Large, Multilingual, Broadcast News Corpora for Cooperative Research in Topic Detection and Tracking: The TDT-2 and TDT-3 Corpus Efforts

This paper describes the creation and content two corpora, TDT-2 and TDT-3, created for the DARPA sponsored Topic Detection and Tracking project. The research goal in the TDT program is to create the core technology of a news understanding system that can process multilingual news content categorizing individual stories according to the topic(s) they describe. The research tasks include segmentation of the news streams into individual stories, detection of new topics, identification of the first story to discuss any topic, tracking of all stories on selected topics and detection of links among stories discussing the same topics. The corpora contain English and Chinese broadcast television and radio, newswires, and text from web sites devoted to news.
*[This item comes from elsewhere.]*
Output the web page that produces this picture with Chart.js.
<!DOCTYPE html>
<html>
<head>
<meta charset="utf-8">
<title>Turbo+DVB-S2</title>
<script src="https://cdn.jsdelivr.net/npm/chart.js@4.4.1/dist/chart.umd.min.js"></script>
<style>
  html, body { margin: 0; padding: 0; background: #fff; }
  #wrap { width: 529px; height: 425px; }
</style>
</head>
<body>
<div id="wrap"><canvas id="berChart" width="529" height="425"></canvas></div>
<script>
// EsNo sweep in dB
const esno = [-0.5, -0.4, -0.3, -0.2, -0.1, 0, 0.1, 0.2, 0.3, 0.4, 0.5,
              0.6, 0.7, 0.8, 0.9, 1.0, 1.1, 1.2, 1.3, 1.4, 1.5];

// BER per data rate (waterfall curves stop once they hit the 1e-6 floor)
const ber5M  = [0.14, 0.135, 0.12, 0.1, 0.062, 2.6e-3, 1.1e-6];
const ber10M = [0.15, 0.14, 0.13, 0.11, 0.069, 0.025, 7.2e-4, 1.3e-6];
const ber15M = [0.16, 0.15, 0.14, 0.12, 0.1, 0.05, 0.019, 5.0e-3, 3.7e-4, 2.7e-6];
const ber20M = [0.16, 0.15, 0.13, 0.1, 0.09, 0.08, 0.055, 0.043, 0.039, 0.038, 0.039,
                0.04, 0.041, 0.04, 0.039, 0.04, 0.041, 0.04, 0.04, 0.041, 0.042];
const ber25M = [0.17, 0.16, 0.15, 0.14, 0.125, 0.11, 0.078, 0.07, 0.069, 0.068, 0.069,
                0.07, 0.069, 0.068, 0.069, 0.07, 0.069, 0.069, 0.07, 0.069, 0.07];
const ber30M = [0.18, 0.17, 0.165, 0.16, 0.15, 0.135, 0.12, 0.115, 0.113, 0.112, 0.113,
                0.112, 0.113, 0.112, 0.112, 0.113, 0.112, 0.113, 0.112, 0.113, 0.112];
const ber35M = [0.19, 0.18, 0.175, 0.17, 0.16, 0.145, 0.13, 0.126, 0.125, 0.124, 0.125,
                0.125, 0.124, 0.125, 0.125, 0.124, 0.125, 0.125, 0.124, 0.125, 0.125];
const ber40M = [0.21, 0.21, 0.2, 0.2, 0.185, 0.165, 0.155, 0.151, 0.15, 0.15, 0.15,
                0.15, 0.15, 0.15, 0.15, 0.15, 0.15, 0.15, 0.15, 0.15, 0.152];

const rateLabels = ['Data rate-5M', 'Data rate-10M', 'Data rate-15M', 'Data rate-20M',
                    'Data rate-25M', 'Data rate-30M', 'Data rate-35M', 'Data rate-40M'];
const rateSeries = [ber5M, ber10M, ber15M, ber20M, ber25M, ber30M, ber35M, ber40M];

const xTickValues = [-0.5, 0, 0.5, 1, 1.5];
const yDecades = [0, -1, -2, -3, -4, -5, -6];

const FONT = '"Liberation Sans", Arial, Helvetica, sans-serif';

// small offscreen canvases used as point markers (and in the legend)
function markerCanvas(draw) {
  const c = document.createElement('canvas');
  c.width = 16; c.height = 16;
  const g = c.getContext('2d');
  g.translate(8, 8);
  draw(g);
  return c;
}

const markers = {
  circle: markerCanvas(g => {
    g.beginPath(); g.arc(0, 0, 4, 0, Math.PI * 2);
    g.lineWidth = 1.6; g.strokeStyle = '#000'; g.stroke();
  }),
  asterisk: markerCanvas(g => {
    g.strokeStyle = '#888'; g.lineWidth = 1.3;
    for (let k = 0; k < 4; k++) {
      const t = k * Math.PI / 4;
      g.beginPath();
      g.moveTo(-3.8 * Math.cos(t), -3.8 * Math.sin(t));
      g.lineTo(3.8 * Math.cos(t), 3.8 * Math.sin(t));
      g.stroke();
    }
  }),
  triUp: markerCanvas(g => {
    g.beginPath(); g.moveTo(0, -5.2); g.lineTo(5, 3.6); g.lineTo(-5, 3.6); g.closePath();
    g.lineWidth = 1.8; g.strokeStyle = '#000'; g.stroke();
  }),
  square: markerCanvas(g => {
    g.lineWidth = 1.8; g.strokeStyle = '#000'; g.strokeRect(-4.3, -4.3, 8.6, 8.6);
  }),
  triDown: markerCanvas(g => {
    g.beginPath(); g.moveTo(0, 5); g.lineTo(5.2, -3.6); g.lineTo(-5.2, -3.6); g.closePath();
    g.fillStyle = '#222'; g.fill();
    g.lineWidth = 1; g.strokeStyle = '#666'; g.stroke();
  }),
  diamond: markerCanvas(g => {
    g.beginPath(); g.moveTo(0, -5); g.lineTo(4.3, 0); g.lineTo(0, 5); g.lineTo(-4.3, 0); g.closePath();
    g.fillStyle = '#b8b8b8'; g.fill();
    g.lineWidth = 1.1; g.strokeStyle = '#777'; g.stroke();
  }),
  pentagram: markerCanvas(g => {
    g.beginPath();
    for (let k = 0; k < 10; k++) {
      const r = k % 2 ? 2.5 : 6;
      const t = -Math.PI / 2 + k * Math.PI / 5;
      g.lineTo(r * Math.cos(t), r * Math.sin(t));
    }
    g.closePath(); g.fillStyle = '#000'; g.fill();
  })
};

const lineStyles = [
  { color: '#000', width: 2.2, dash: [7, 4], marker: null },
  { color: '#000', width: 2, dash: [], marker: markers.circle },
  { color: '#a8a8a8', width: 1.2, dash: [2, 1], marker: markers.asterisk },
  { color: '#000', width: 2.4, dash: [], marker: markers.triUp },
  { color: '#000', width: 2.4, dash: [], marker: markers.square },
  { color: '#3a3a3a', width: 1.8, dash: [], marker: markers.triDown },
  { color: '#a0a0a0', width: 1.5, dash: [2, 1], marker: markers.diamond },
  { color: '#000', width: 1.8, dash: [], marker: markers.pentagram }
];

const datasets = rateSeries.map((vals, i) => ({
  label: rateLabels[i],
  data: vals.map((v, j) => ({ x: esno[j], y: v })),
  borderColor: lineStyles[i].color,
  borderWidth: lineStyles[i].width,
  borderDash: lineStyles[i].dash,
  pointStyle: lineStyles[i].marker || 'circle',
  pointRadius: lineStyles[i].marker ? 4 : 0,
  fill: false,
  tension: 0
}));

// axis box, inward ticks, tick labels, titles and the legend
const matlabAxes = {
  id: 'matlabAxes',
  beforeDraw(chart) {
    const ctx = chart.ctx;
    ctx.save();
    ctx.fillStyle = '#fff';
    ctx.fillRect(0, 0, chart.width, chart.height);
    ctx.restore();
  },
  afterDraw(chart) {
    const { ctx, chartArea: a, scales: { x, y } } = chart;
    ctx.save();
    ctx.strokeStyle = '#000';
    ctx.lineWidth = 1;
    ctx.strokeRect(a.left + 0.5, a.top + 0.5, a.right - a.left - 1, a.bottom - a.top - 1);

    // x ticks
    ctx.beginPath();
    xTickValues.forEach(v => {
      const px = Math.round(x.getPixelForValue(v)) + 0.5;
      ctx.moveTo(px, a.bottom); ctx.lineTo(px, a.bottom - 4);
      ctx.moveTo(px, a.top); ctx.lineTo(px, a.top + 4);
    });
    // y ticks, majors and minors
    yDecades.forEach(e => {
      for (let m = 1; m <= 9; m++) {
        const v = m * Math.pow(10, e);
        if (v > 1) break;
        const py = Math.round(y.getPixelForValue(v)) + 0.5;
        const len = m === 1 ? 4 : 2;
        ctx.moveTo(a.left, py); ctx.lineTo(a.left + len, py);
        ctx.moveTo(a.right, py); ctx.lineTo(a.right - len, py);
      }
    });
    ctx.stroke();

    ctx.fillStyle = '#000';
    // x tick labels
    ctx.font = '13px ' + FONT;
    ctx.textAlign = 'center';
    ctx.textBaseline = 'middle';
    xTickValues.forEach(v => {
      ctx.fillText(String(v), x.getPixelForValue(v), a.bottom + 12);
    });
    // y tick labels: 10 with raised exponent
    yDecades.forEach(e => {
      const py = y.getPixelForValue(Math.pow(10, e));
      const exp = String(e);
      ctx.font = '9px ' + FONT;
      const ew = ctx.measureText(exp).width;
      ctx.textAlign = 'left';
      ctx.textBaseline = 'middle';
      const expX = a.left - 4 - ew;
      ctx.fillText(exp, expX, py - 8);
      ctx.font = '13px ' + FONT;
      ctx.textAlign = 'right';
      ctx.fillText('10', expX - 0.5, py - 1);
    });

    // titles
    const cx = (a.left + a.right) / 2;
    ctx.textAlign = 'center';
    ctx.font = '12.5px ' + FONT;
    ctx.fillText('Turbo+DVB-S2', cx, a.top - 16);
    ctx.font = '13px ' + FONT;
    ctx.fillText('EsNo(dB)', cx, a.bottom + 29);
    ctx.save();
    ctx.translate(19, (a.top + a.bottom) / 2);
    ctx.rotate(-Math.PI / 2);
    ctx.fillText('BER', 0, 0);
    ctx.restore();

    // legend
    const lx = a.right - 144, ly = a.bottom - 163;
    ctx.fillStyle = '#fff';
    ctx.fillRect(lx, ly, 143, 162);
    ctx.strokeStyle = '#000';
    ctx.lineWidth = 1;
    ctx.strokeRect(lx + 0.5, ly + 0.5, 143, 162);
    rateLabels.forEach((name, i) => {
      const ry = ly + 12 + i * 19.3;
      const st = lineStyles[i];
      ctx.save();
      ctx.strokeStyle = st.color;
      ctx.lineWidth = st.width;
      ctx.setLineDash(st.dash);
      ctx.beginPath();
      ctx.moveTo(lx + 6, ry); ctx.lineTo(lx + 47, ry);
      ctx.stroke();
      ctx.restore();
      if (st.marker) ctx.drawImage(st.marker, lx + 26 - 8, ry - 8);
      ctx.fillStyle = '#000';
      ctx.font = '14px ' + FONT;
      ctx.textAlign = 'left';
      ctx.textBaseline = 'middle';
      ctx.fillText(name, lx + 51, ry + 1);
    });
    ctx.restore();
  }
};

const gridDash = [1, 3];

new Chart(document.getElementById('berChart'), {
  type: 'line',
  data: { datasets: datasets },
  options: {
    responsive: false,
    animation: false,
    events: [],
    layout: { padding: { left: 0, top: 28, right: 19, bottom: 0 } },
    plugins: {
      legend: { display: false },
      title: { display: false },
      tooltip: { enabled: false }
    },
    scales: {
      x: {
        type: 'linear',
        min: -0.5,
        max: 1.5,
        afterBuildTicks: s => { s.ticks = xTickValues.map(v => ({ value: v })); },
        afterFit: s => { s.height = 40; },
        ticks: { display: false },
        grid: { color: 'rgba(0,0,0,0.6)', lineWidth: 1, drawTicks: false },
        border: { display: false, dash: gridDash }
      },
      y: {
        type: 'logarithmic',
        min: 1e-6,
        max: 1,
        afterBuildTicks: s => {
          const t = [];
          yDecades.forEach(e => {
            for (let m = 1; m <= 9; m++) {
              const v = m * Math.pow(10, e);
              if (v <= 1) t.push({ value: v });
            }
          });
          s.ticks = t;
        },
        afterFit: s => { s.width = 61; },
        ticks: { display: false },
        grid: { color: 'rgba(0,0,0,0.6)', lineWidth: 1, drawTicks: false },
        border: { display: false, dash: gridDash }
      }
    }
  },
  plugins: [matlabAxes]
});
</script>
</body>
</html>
For each source there are texts or text intermediaries; for the broadcast stories the audio is also available. Each broadcast is also segment to show start and end times of all news stories. LDC staff have defined news topics in the corpora and annotated each story to indicate its relevance to each topic. The end products are massive, richly annotated corpora available to support research and development in information retrieval, topic detection and tracking, information extraction message understanding directly or after additional annotation. This paper will describe the corpora created for TDT including sources, collection processes, formats, topic selection and definition, annotation, distribution and project management for large corpora.